FBG Whisker tackles two practical bottlenecks in underwater hydrodynamic perception: reducing self-induced sensor noise during robot motion and turning delayed wake cues into robot action.
The key idea? Pair a seal-inspired low-VIV whisker morphology with two-axis optical FBG sensing, then test whether a single whisker can support delayed branch selection on an underwater robot.
Why hydrodynamic whiskers?
What does a seal do that an underwater robot might want to do?
Harbor seals can use whiskers to sense hydrodynamic trails left by moving sources, even when vision is limited. This motivates a passive sensing modality for underwater robots: instead of imaging the source directly, the robot can read the flow disturbance that remains after the source has passed.
A recoverable optical whisker for underwater robots
How is the whisker sensor built?
The sensor combines a wavy tapered whisker shaft with a compact FBG base. A superelastic NiTi core and urethane shell give the shaft flexibility and recovery after large underwater deflections. Two orthogonal FBG channels measure bending at the base.
Underwater recovery after large deflection.
Suppressing self-induced vibration
Why does the shape matter?
A robot-mounted whisker must not confuse its own vortex-induced vibration with external wake cues. In towing tests at 0.6 m/s, the wavy tapered geometry showed much smaller cross-flow oscillation than a cylindrical baseline.
Wavy geometries reduce self-induced oscillation relative to a cylindrical whisker during towing.
The wavy tapered whisker also shows a monotonic relative-flow response from 0.1 to 0.6 m/s.
Testing a Moving-source Trail
Can the whisker read a wake after the source has passed?
We first use a fixed pitching foil to verify that the whisker responds to foil-generated unsteady flow. But the robot task is different: the source moves away, and the ROV senses the remaining trail later. We therefore use a co-translating foil–whisker experiment as the pool analogue for the delayed wake cue used in branch selection.
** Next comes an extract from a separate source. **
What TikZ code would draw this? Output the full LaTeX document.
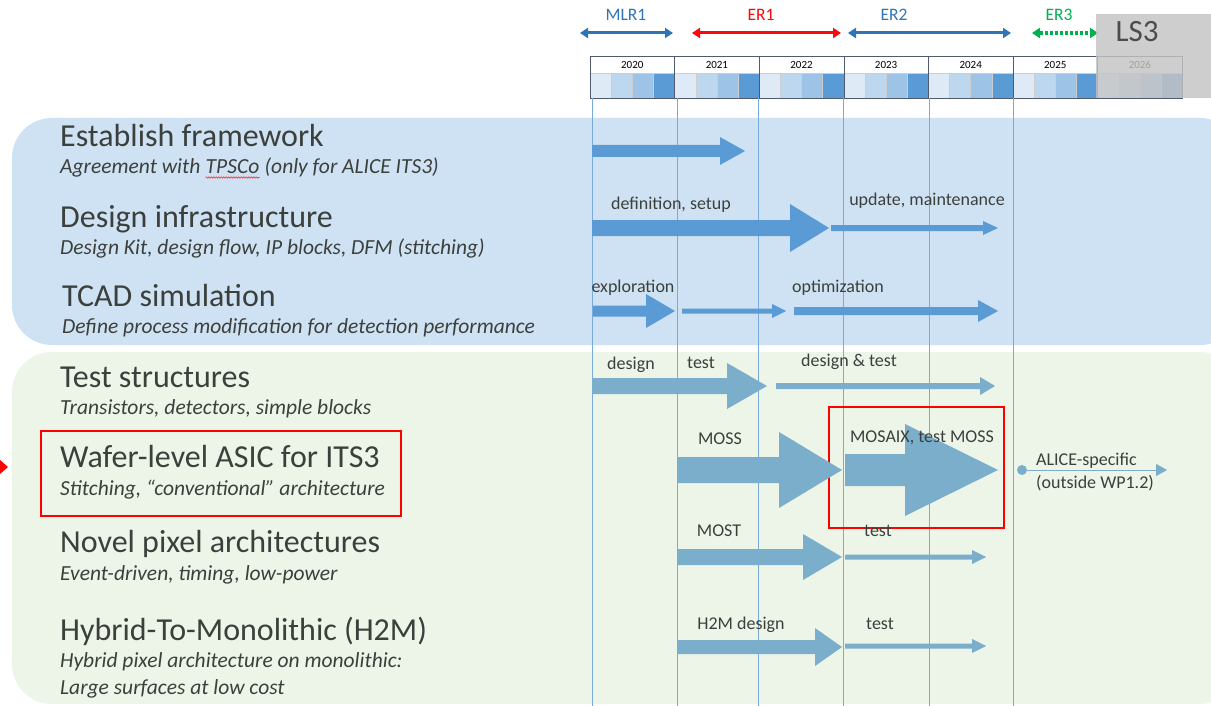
\documentclass[tikz,border=0pt]{standalone}
\usepackage{fontspec}
\setmainfont{Carlito}
\usetikzlibrary{arrows.meta,decorations.pathmorphing}

\definecolor{txt}{RGB}{60,64,60}
\definecolor{panelA}{RGB}{207,226,243}
\definecolor{panelB}{RGB}{237,244,232}
\definecolor{arrA}{RGB}{91,155,213}
\definecolor{arrB}{RGB}{122,174,203}
\definecolor{lineC}{RGB}{120,170,220}
\definecolor{phase}{RGB}{46,117,182}
\definecolor{erred}{RGB}{250,10,10}
\definecolor{ergreen}{RGB}{0,176,80}
\definecolor{qa}{RGB}{222,235,247}
\definecolor{qb}{RGB}{189,215,238}
\definecolor{qc}{RGB}{157,195,230}
\definecolor{qd}{RGB}{91,155,213}
\definecolor{frameC}{RGB}{80,90,110}
\definecolor{lsgray}{RGB}{196,196,196}

\newcommand{\subfont}{\fontsize{21.5}{24}\itshape}

% block arrow: colour, x start, x tip, y, half shaft, half head, head length
\newcommand{\blockarrow}[7]{%
  \fill[#1] (#2,#4-#5) -- (#3-#7,#4-#5) -- (#3-#7,#4-#6) -- (#3,#4)
    -- (#3-#7,#4+#6) -- (#3-#7,#4+#5) -- (#2,#4+#5) -- cycle;}

\tikzset{
  head/.style={anchor=base west, text=txt, font=\fontsize{32}{36}\selectfont, inner sep=0},
  sub/.style={anchor=base west, text=txt, font=\subfont, inner sep=0},
  lbl/.style={anchor=base, text=txt, font=\fontsize{18}{20}\selectfont, inner sep=0},
  phaselbl/.style={anchor=base, font=\fontsize{17.5}{20}\selectfont, inner sep=0},
  yearlbl/.style={anchor=base, text=black, font=\fontsize{11}{12}\selectfont, inner sep=0},
  phasearrow/.style={line width=3pt, {Triangle[length=8pt,width=10pt]}-{Triangle[length=8pt,width=10pt]}},
  gridline/.style={draw=lineC, line width=0.8pt},
  panel/.style={rounded corners=40pt},
  hl/.style={draw=red, line width=2pt},
  spellmark/.style={draw=red!85, line width=0.6pt, decorate,
    decoration={snake, amplitude=0.7pt, segment length=2.5pt}},
}

\begin{document}
\begin{tikzpicture}[x=1pt,y=-1pt]
\useasboundingbox (0,0) rectangle (1211,706);
\fill[white] (0,0) rectangle (1211,706);

% panels
\fill[panelA, panel] (12,118) rectangle (1240,345);
\fill[panelB, panel] (12,352) rectangle (1240,704);
\fill[white] (1211,100) rectangle (1250,706);

% phase arrows
\node[phaselbl, text=phase] (mlr) at (626,21) {MLR1};
\node[phaselbl, text=erred] (er1) at (761,21) {ER1};
\node[phaselbl, text=phase] (er2) at (894,21) {ER2};
\node[phaselbl, text=ergreen] (er3) at (1059,21) {ER3};
\coordinate (mlrA) at (580,33); \coordinate (mlrB) at (673,33);
\coordinate (er1A) at (692,33); \coordinate (er1B) at (841,33);
\coordinate (er2A) at (848,33); \coordinate (er2B) at (1011,33);
\coordinate (er3A) at (1032,33); \coordinate (er3B) at (1098,33);
\draw[phasearrow, draw=phase] (mlrA) -- (mlrB);
\draw[phasearrow, draw=erred] (er1A) -- (er1B);
\draw[phasearrow, draw=phase] (er2A) -- (er2B);
\draw[phasearrow, draw=ergreen, dotted, line width=3.2pt] (er3A) -- (er3B);

% year and quarter cells
\foreach \yr [count=\i from 0] in {2020,2021,2022,2023,2024,2025,2026} {
  \pgfmathsetmacro{\xa}{590+84.6*\i}
  \pgfmathsetmacro{\xb}{\xa+84.6}
  \draw[frameC, line width=0.6pt, fill=white] (\xa,56) rectangle (\xb,73);
  \node[yearlbl] (y\yr) at ({(\xa+\xb)/2},69) {\yr};
  \foreach \q/\c in {0/qa,1/qb,2/qc,3/qd} {
    \draw[fill=\c, draw=white!70!frameC, line width=0.5pt]
      ({\xa+21.15*\q},73) rectangle ({\xa+21.15*(\q+1)},98);
  }
  \draw[frameC, line width=0.6pt] (\xa,56) rectangle (\xb,98);
}
\fill[lsgray, opacity=0.82] (1096,14) rectangle (1211,98);
\node[anchor=base, text=black!70, font=\fontsize{31}{34}\selectfont, inner sep=0] (ls3) at (1137,42) {LS3};

% year boundaries
\foreach \x in {592,677,758,843,929,1013} {
  \draw[gridline] (\x,98) -- (\x,706);
}

% left column texts; the first subtitle is set in pieces so TPSCo can be marked
\node[head] (t1) at (60,147) {Establish framework};
\node[sub] (s1a) at (60,174) {Agreement with};
\node[sub] (s1b) at ([xshift=5pt]s1a.base east) {TPSCo};
\node[sub] (s1c) at ([xshift=5pt]s1b.base east) {(only for ALICE ITS3)};
\draw[spellmark] ([yshift=-3.5pt]s1b.base west) -- ([yshift=-3.5pt]s1b.base east);
\node[head] (t2) at (60,227) {Design infrastructure};
\node[sub] (s2) at (60,254) {Design Kit, design flow, IP blocks, DFM (stitching)};
\node[head] (t3) at (62,306) {TCAD simulation};
\node[sub] (s3) at (62,333) {Define process modification for detection performance};
\node[head] (t4) at (60,387) {Test structures};
\node[sub] (s4) at (60,414) {Transistors, detectors, simple blocks};
\node[head] (t5) at (60,467) {Wafer-level ASIC for ITS3};
\node[sub] (s5) at (60,495) {Stitching, “conventional” architecture};
\node[head] (t6) at (60,552) {Novel pixel architectures};
\node[sub] (s6) at (60,580) {Event-driven, timing, low-power};
\node[head] (t7) at (60,640) {Hybrid-To-Monolithic (H2M)};
\node[sub] (s7) at (60,667) {Hybrid pixel architecture on monolithic:};
\node[sub] (s8) at (60,694) {Large surfaces at low cost};

% highlight frames
\draw[hl] (41,431) rectangle (401,516);
\draw[hl] (829,407) rectangle (1004,528);
\fill[red] (0,460) -- (8,467) -- (0,474) -- cycle;

% framework rows
\blockarrow{arrA}{592}{745}{151}{6}{14}{25}
\blockarrow{arrA}{592}{829}{228}{8}{24}{39}
\blockarrow{arrA}{831}{998}{228}{3}{7}{15}
\blockarrow{arrA}{593}{675}{311}{5.5}{17}{29}
\blockarrow{arrA}{682}{786}{311}{2.5}{7}{14}
\blockarrow{arrA}{794}{998}{311}{4}{11}{20}
\node[lbl] (l1) at (671,210) {definition, setup};
\node[lbl] (l2) at (927,206) {update, maintenance};
\node[lbl] (l3) at (633,292) {exploration};
\node[lbl] (l4) at (838,292) {optimization};

% development rows
\blockarrow{arrB}{592}{767}{386}{8}{23}{40}
\blockarrow{arrB}{776}{995}{386}{3}{9}{15}
\blockarrow{arrB}{677}{842}{470}{13}{38}{63}
\blockarrow{arrB}{845}{998}{470}{16}{46}{93}
\blockarrow{arrB}{677}{842}{557}{8}{23}{39}
\blockarrow{arrB}{845}{986}{557}{2.5}{7}{14}
\blockarrow{arrB}{677}{842}{647}{7}{19}{27}
\blockarrow{arrB}{845}{986}{646}{2.5}{7}{14}
\node[lbl] (l5) at (631,369) {design};
\node[lbl] (l6) at (701,368) {test};
\node[lbl] (l7) at (849,366) {design \& test};
\node[lbl] (l8) at (720,444) {MOSS};
\node[lbl] (l9) at (922,442) {MOSAIX, test MOSS};
\node[lbl] (l10) at (719,536) {MOST};
\node[lbl] (l11) at (878,536) {test};
\node[lbl] (l12) at (741,629) {H2M design};
\node[lbl] (l13) at (880,629) {test};

% hand-over to ALICE
\node[circle, fill=arrB, inner sep=0, minimum size=10pt] (dot) at (1022,470) {};
\coordinate (aliceEnd) at (1167,470);
\draw[arrB, line width=1pt, -{Triangle[length=11pt,width=12pt]}] (dot) -- (aliceEnd);
\node[anchor=base west, text=txt, font=\fontsize{18}{20}\selectfont, inner sep=0] (al1) at (1036,465) {ALICE-specific};
\node[anchor=base west, text=txt, font=\fontsize{18}{20}\selectfont, inner sep=0] (al2) at (1036,488) {(outside WP1.2)};
\end{tikzpicture}
\end{document}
The foil pitches while the foil and whisker translate together, producing a finite-Strouhal moving-source trail analogue.
In this condition, St = 0.35. The response map visualizes reconstructed FBG signal magnitude and direction, not direct velocity or vorticity.
Can one whisker drive a robot decision?
From a single 2-second FBG window: straight, or turn?
A foil first generates a hydrodynamic trail. After the source has moved on, the ROV enters a decision region. A logistic-regression classifier uses the most recent 2 seconds of two-channel FBG history to choose whether the robot should continue straight or turn.
A single front-mounted whisker supports delayed straight-vs-turn branch selection from FBG signals alone.
- Online trials17 / 20 correct
- Straight9 / 10
- Turn8 / 10
- Held-out AUROC0.863
- Held-out AP0.776
- Decision window2 s
- InputFBG signals only
Visual tracking was used for localization, control, and evaluation, but not as classifier input. This is delayed binary branch selection in a controlled pool task, not continuous wake tracking.
Does the signal survive outside the pool?
A qualitative check in coastal water.
At Hopkins Marine Station, the whisker-equipped ROV recorded two-channel events associated with diver-fin wake disturbances in coastal water. This checks signal detectability outside the controlled pool environment.
Field deployment in coastal water.
This is a qualitative field demonstration, not calibrated wake-range estimation or closed-loop trail tracking.
Questions & Answers
Why use whiskers instead of cameras or sonar?
Whiskers sense a different cue: the local hydrodynamic trail left by a moving source. Cameras require visibility and line of sight, while acoustic sensing can be power-intensive, geometry-ambiguous, or undesirable in some environments. An FBG whisker is therefore a complementary passive sensor for reading nearby flow and wake cues, not a replacement for cameras or sonar.
Why is the wavy morphology important?
A robot-mounted whisker must avoid generating large self-induced oscillations during relative flow. The wavy tapered geometry reduces vortex-induced vibration relative to a cylindrical baseline.
Why distinguish a fixed pitching foil from a moving-source trail?
A fixed pitching foil is a useful unsteady-flow benchmark, but the robot task depends on delayed sensing of a trail left by a moving source. The moving-source analogue is the more relevant pool condition.
What exactly does the robot experiment demonstrate?
It demonstrates delayed binary branch selection from whisker signals alone in a controlled pool task. The robot chooses straight or turn using a 2-second two-channel FBG signal window.
Was visual tracking used by the classifier?
No. Visual tracking was used for localization, control, and evaluation. The classifier used only FBG signal features.
What does this not demonstrate yet?
It does not yet demonstrate continuous trail centering, biological-level seal wake tracking, robust open-ocean autonomy, or closed-loop field tracking.
What is the field deployment meant to show?
It is a qualitative signal-detectability check in coastal water, not calibrated wake-range estimation or closed-loop trail tracking.